Write out the material exactly, without any of its pictures.
++++ Provided material ++++
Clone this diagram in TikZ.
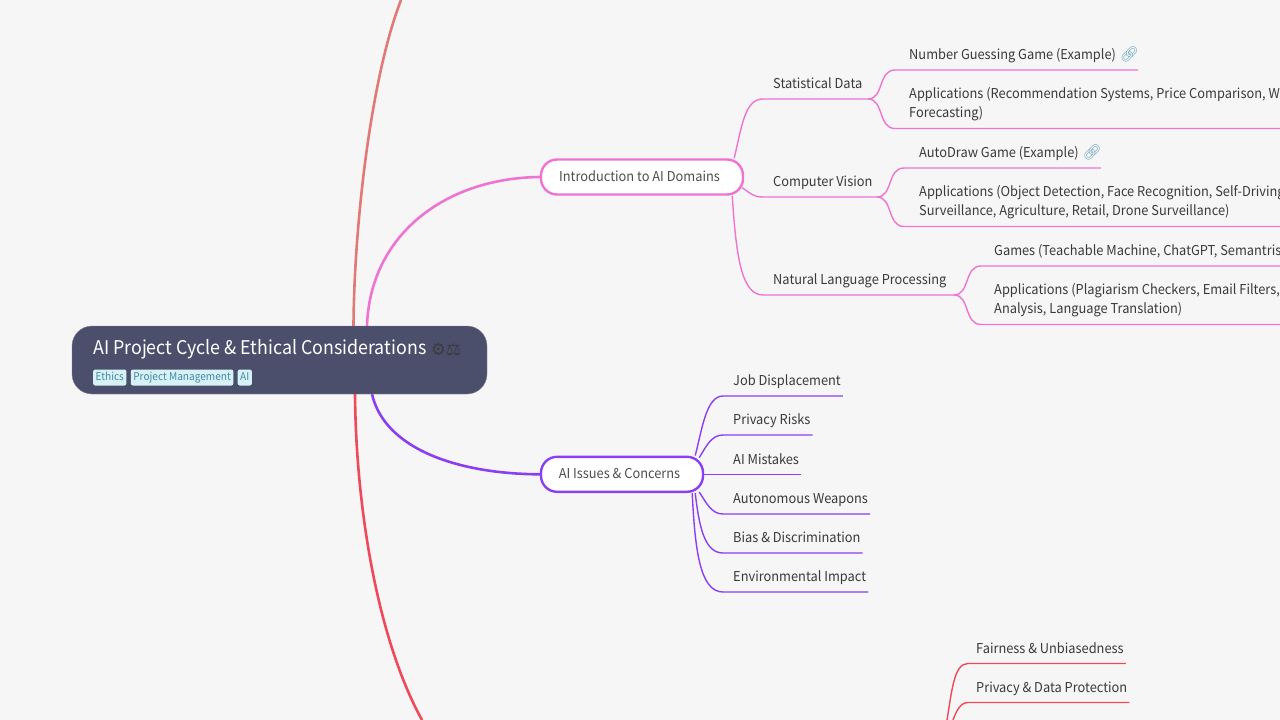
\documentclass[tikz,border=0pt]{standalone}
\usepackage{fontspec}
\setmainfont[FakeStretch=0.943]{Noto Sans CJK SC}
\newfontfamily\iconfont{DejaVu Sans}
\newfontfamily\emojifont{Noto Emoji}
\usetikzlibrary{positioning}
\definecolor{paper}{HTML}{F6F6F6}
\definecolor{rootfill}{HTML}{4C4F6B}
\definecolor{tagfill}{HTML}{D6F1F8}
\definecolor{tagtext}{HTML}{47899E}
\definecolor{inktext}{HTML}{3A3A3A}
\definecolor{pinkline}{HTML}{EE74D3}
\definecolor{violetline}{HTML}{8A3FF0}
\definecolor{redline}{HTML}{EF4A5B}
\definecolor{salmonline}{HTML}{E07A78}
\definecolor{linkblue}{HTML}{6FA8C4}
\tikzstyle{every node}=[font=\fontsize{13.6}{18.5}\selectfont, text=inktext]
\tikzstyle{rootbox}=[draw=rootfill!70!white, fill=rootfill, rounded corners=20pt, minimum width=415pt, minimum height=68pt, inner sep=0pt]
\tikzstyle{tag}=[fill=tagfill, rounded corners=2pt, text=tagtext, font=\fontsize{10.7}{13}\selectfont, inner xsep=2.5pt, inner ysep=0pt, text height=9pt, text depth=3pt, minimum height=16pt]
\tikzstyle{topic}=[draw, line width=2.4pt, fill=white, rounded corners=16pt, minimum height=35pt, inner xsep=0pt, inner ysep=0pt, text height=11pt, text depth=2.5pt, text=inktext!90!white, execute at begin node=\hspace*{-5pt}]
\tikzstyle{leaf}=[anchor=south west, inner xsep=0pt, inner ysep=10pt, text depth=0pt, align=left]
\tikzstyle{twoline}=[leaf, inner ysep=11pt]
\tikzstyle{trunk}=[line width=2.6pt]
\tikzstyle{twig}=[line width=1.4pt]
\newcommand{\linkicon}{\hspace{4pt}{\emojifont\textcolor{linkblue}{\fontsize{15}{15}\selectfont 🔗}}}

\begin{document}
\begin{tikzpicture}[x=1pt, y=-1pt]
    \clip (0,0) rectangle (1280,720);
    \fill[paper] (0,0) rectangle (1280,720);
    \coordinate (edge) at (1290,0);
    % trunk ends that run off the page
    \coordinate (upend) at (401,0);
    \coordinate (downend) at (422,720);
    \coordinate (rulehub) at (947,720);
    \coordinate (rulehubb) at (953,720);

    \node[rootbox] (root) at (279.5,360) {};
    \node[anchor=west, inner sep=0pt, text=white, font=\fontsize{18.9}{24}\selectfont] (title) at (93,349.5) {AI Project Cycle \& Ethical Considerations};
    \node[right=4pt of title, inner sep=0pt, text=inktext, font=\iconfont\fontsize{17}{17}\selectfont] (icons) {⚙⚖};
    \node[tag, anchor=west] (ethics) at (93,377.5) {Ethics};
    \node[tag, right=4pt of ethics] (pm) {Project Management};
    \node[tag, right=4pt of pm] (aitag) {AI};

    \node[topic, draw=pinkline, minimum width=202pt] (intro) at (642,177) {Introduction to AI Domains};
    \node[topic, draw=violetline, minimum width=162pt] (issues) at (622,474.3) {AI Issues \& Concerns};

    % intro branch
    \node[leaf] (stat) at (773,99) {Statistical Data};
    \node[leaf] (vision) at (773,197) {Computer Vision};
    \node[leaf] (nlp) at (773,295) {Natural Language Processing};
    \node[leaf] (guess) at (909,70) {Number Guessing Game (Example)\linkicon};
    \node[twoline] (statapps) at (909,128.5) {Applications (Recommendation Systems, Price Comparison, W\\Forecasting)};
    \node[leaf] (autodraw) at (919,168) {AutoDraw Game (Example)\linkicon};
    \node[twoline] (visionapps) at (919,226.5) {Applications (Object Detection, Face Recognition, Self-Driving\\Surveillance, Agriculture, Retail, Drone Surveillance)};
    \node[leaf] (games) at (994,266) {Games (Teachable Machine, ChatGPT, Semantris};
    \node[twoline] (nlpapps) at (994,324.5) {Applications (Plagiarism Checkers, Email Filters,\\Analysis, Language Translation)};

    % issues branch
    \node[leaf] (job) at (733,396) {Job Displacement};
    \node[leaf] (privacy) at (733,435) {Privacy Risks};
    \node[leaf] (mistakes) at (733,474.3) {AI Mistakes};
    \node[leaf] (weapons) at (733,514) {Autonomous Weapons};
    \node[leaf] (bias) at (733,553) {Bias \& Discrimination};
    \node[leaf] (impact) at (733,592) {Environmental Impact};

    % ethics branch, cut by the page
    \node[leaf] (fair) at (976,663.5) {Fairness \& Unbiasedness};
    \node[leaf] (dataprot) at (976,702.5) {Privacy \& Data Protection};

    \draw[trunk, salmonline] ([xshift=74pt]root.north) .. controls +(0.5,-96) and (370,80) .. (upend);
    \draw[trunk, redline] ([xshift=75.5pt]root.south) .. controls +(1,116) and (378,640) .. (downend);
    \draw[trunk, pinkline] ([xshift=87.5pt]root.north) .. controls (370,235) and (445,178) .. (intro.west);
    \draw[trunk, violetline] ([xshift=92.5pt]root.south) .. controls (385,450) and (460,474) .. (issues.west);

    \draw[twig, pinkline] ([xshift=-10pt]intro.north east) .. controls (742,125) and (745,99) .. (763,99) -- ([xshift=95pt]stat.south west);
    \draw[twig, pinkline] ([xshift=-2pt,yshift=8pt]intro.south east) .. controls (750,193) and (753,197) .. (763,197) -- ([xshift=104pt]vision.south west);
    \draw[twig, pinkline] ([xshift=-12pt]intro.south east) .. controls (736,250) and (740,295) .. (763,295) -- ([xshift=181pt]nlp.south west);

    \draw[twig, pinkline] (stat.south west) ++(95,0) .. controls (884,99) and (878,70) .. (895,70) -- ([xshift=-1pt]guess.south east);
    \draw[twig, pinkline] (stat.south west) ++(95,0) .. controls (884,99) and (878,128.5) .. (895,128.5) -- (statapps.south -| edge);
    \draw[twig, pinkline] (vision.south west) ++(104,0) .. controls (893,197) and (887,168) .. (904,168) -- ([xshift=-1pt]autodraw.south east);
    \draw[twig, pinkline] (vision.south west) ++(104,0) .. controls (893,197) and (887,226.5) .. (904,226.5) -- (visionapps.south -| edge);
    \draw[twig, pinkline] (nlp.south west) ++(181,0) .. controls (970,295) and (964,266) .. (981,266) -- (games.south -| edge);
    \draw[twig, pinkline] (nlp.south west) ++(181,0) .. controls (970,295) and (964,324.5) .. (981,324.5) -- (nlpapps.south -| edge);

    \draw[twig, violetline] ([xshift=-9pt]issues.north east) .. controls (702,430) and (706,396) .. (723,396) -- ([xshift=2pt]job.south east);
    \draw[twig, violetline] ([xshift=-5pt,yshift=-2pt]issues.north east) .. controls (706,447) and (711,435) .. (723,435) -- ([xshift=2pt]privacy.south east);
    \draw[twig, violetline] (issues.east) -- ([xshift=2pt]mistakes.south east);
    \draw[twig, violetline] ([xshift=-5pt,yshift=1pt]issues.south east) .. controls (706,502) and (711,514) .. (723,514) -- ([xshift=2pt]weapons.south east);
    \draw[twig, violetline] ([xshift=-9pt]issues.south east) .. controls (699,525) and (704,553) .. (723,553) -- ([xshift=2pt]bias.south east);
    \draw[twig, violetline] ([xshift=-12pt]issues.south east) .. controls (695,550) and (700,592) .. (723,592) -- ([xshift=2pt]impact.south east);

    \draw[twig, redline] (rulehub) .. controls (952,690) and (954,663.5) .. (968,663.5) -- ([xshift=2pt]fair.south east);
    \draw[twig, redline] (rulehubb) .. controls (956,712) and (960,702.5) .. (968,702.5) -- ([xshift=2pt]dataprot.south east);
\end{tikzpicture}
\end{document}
++++
▸ **Complete answer**:
Clone this diagram in TikZ.
\documentclass[tikz,border=0pt]{standalone}
\usepackage{fontspec}
\setmainfont[FakeStretch=0.943]{Noto Sans CJK SC}
\newfontfamily\iconfont{DejaVu Sans}
\newfontfamily\emojifont{Noto Emoji}
\usetikzlibrary{positioning}
\definecolor{paper}{HTML}{F6F6F6}
\definecolor{rootfill}{HTML}{4C4F6B}
\definecolor{tagfill}{HTML}{D6F1F8}
\definecolor{tagtext}{HTML}{47899E}
\definecolor{inktext}{HTML}{3A3A3A}
\definecolor{pinkline}{HTML}{EE74D3}
\definecolor{violetline}{HTML}{8A3FF0}
\definecolor{redline}{HTML}{EF4A5B}
\definecolor{salmonline}{HTML}{E07A78}
\definecolor{linkblue}{HTML}{6FA8C4}
\tikzstyle{every node}=[font=\fontsize{13.6}{18.5}\selectfont, text=inktext]
\tikzstyle{rootbox}=[draw=rootfill!70!white, fill=rootfill, rounded corners=20pt, minimum width=415pt, minimum height=68pt, inner sep=0pt]
\tikzstyle{tag}=[fill=tagfill, rounded corners=2pt, text=tagtext, font=\fontsize{10.7}{13}\selectfont, inner xsep=2.5pt, inner ysep=0pt, text height=9pt, text depth=3pt, minimum height=16pt]
\tikzstyle{topic}=[draw, line width=2.4pt, fill=white, rounded corners=16pt, minimum height=35pt, inner xsep=0pt, inner ysep=0pt, text height=11pt, text depth=2.5pt, text=inktext!90!white, execute at begin node=\hspace*{-5pt}]
\tikzstyle{leaf}=[anchor=south west, inner xsep=0pt, inner ysep=10pt, text depth=0pt, align=left]
\tikzstyle{twoline}=[leaf, inner ysep=11pt]
\tikzstyle{trunk}=[line width=2.6pt]
\tikzstyle{twig}=[line width=1.4pt]
\newcommand{\linkicon}{\hspace{4pt}{\emojifont\textcolor{linkblue}{\fontsize{15}{15}\selectfont 🔗}}}

\begin{document}
\begin{tikzpicture}[x=1pt, y=-1pt]
    \clip (0,0) rectangle (1280,720);
    \fill[paper] (0,0) rectangle (1280,720);
    \coordinate (edge) at (1290,0);
    % trunk ends that run off the page
    \coordinate (upend) at (401,0);
    \coordinate (downend) at (422,720);
    \coordinate (rulehub) at (947,720);
    \coordinate (rulehubb) at (953,720);

    \node[rootbox] (root) at (279.5,360) {};
    \node[anchor=west, inner sep=0pt, text=white, font=\fontsize{18.9}{24}\selectfont] (title) at (93,349.5) {AI Project Cycle \& Ethical Considerations};
    \node[right=4pt of title, inner sep=0pt, text=inktext, font=\iconfont\fontsize{17}{17}\selectfont] (icons) {⚙⚖};
    \node[tag, anchor=west] (ethics) at (93,377.5) {Ethics};
    \node[tag, right=4pt of ethics] (pm) {Project Management};
    \node[tag, right=4pt of pm] (aitag) {AI};

    \node[topic, draw=pinkline, minimum width=202pt] (intro) at (642,177) {Introduction to AI Domains};
    \node[topic, draw=violetline, minimum width=162pt] (issues) at (622,474.3) {AI Issues \& Concerns};

    % intro branch
    \node[leaf] (stat) at (773,99) {Statistical Data};
    \node[leaf] (vision) at (773,197) {Computer Vision};
    \node[leaf] (nlp) at (773,295) {Natural Language Processing};
    \node[leaf] (guess) at (909,70) {Number Guessing Game (Example)\linkicon};
    \node[twoline] (statapps) at (909,128.5) {Applications (Recommendation Systems, Price Comparison, W\\Forecasting)};
    \node[leaf] (autodraw) at (919,168) {AutoDraw Game (Example)\linkicon};
    \node[twoline] (visionapps) at (919,226.5) {Applications (Object Detection, Face Recognition, Self-Driving\\Surveillance, Agriculture, Retail, Drone Surveillance)};
    \node[leaf] (games) at (994,266) {Games (Teachable Machine, ChatGPT, Semantris};
    \node[twoline] (nlpapps) at (994,324.5) {Applications (Plagiarism Checkers, Email Filters,\\Analysis, Language Translation)};

    % issues branch
    \node[leaf] (job) at (733,396) {Job Displacement};
    \node[leaf] (privacy) at (733,435) {Privacy Risks};
    \node[leaf] (mistakes) at (733,474.3) {AI Mistakes};
    \node[leaf] (weapons) at (733,514) {Autonomous Weapons};
    \node[leaf] (bias) at (733,553) {Bias \& Discrimination};
    \node[leaf] (impact) at (733,592) {Environmental Impact};

    % ethics branch, cut by the page
    \node[leaf] (fair) at (976,663.5) {Fairness \& Unbiasedness};
    \node[leaf] (dataprot) at (976,702.5) {Privacy \& Data Protection};

    \draw[trunk, salmonline] ([xshift=74pt]root.north) .. controls +(0.5,-96) and (370,80) .. (upend);
    \draw[trunk, redline] ([xshift=75.5pt]root.south) .. controls +(1,116) and (378,640) .. (downend);
    \draw[trunk, pinkline] ([xshift=87.5pt]root.north) .. controls (370,235) and (445,178) .. (intro.west);
    \draw[trunk, violetline] ([xshift=92.5pt]root.south) .. controls (385,450) and (460,474) .. (issues.west);

    \draw[twig, pinkline] ([xshift=-10pt]intro.north east) .. controls (742,125) and (745,99) .. (763,99) -- ([xshift=95pt]stat.south west);
    \draw[twig, pinkline] ([xshift=-2pt,yshift=8pt]intro.south east) .. controls (750,193) and (753,197) .. (763,197) -- ([xshift=104pt]vision.south west);
    \draw[twig, pinkline] ([xshift=-12pt]intro.south east) .. controls (736,250) and (740,295) .. (763,295) -- ([xshift=181pt]nlp.south west);

    \draw[twig, pinkline] (stat.south west) ++(95,0) .. controls (884,99) and (878,70) .. (895,70) -- ([xshift=-1pt]guess.south east);
    \draw[twig, pinkline] (stat.south west) ++(95,0) .. controls (884,99) and (878,128.5) .. (895,128.5) -- (statapps.south -| edge);
    \draw[twig, pinkline] (vision.south west) ++(104,0) .. controls (893,197) and (887,168) .. (904,168) -- ([xshift=-1pt]autodraw.south east);
    \draw[twig, pinkline] (vision.south west) ++(104,0) .. controls (893,197) and (887,226.5) .. (904,226.5) -- (visionapps.south -| edge);
    \draw[twig, pinkline] (nlp.south west) ++(181,0) .. controls (970,295) and (964,266) .. (981,266) -- (games.south -| edge);
    \draw[twig, pinkline] (nlp.south west) ++(181,0) .. controls (970,295) and (964,324.5) .. (981,324.5) -- (nlpapps.south -| edge);

    \draw[twig, violetline] ([xshift=-9pt]issues.north east) .. controls (702,430) and (706,396) .. (723,396) -- ([xshift=2pt]job.south east);
    \draw[twig, violetline] ([xshift=-5pt,yshift=-2pt]issues.north east) .. controls (706,447) and (711,435) .. (723,435) -- ([xshift=2pt]privacy.south east);
    \draw[twig, violetline] (issues.east) -- ([xshift=2pt]mistakes.south east);
    \draw[twig, violetline] ([xshift=-5pt,yshift=1pt]issues.south east) .. controls (706,502) and (711,514) .. (723,514) -- ([xshift=2pt]weapons.south east);
    \draw[twig, violetline] ([xshift=-9pt]issues.south east) .. controls (699,525) and (704,553) .. (723,553) -- ([xshift=2pt]bias.south east);
    \draw[twig, violetline] ([xshift=-12pt]issues.south east) .. controls (695,550) and (700,592) .. (723,592) -- ([xshift=2pt]impact.south east);

    \draw[twig, redline] (rulehub) .. controls (952,690) and (954,663.5) .. (968,663.5) -- ([xshift=2pt]fair.south east);
    \draw[twig, redline] (rulehubb) .. controls (956,712) and (960,702.5) .. (968,702.5) -- ([xshift=2pt]dataprot.south east);
\end{tikzpicture}
\end{document}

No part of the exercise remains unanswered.